START Supplied data

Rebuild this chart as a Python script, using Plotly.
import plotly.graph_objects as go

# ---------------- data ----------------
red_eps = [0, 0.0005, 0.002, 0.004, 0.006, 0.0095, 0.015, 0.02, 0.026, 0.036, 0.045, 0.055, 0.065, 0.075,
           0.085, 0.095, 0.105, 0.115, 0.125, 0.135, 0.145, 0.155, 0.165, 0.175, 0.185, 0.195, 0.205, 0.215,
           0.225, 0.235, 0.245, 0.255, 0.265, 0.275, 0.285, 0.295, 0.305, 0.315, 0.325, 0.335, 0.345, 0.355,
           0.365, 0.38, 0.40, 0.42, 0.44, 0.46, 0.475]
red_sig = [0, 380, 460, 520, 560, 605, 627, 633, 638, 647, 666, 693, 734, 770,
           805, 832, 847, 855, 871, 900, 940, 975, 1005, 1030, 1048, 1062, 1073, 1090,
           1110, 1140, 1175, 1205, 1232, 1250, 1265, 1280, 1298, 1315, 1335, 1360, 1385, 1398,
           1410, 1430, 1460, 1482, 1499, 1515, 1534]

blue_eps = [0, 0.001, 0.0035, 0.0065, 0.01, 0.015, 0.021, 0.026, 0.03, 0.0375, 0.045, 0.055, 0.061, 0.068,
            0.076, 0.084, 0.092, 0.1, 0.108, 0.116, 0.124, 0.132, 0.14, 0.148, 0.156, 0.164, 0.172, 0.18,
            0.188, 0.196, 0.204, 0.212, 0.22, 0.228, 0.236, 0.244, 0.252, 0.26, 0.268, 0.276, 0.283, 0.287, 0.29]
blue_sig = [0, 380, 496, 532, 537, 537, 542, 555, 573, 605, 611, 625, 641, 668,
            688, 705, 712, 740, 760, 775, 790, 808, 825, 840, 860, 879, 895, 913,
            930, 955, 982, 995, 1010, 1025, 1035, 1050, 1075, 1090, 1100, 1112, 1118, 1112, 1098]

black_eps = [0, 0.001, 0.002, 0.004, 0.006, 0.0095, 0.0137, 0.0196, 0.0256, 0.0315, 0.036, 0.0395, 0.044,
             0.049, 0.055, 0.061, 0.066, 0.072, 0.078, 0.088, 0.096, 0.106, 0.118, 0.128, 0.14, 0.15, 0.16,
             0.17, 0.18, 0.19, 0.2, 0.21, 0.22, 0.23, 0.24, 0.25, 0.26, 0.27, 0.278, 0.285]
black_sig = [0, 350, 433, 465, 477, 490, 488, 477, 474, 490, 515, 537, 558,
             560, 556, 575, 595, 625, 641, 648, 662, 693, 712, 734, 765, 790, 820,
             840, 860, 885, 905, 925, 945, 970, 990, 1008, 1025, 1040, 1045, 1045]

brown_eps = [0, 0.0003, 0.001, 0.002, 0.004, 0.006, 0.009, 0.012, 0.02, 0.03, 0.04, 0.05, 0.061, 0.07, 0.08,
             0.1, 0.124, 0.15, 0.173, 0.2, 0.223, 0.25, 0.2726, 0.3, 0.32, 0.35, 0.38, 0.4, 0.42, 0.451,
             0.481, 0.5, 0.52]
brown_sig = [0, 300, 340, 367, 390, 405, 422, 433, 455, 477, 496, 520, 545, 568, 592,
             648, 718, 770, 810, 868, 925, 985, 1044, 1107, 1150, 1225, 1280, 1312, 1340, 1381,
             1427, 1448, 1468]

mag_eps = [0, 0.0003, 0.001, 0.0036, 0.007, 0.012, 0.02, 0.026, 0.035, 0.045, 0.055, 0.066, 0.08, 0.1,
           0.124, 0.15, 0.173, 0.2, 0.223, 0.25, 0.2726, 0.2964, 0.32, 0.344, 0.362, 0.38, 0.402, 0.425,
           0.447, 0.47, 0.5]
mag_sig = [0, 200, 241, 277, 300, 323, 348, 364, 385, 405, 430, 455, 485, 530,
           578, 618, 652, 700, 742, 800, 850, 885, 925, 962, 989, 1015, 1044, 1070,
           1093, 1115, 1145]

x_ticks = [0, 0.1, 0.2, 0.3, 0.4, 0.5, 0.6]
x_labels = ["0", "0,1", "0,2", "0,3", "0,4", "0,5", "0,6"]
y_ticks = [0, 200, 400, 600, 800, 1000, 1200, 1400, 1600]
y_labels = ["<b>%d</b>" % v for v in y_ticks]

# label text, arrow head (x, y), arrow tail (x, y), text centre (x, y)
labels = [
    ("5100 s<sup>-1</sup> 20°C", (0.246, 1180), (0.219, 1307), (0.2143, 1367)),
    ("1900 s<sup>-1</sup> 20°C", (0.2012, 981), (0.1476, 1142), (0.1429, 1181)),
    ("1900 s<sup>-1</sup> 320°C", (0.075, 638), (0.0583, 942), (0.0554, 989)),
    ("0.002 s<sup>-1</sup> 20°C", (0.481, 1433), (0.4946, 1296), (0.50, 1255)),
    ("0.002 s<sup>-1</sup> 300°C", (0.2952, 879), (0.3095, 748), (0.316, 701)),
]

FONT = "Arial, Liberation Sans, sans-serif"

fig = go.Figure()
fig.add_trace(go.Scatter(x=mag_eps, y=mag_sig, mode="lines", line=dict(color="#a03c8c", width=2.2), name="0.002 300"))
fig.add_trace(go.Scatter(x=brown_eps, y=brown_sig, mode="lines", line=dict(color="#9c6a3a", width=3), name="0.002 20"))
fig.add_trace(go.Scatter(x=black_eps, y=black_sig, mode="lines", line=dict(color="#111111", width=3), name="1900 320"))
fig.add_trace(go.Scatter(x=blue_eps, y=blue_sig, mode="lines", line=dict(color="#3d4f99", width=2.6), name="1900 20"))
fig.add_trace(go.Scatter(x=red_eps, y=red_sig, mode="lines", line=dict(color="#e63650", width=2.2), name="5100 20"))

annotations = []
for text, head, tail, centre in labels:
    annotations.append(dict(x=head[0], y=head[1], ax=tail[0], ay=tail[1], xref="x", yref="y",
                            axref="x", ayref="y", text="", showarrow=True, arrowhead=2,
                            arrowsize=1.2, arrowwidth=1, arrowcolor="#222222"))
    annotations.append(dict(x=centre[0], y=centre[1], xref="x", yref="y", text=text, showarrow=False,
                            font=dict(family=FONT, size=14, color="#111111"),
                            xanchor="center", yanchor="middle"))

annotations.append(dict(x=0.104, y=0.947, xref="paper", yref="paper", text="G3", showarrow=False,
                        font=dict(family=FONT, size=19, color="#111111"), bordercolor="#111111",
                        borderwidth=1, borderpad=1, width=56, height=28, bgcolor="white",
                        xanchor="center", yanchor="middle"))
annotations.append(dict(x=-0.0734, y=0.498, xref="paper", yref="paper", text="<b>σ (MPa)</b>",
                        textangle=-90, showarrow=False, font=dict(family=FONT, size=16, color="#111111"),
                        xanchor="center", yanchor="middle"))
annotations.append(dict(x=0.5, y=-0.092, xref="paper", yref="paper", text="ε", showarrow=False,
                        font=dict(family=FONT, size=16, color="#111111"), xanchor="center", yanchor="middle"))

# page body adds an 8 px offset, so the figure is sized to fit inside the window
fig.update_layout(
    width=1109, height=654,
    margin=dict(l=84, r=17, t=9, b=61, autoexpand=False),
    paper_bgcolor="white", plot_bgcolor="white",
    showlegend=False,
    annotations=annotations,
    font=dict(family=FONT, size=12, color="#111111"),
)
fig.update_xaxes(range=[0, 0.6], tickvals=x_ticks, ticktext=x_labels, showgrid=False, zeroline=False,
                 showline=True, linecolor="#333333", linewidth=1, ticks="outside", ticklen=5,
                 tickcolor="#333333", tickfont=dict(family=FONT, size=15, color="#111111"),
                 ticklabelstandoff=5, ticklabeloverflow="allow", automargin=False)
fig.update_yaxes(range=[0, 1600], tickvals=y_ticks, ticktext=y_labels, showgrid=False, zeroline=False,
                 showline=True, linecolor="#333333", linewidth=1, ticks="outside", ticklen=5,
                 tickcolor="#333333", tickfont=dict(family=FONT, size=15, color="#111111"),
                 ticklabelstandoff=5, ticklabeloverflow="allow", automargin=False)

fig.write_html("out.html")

END Supplied data

Task prompt: Write out, exactly and with nothing else, the lines of the listing above from its first line through the line with "import plotly.graph_objects as go".

Reply:
Rebuild this chart as a Python script, using Plotly.
import plotly.graph_objects as go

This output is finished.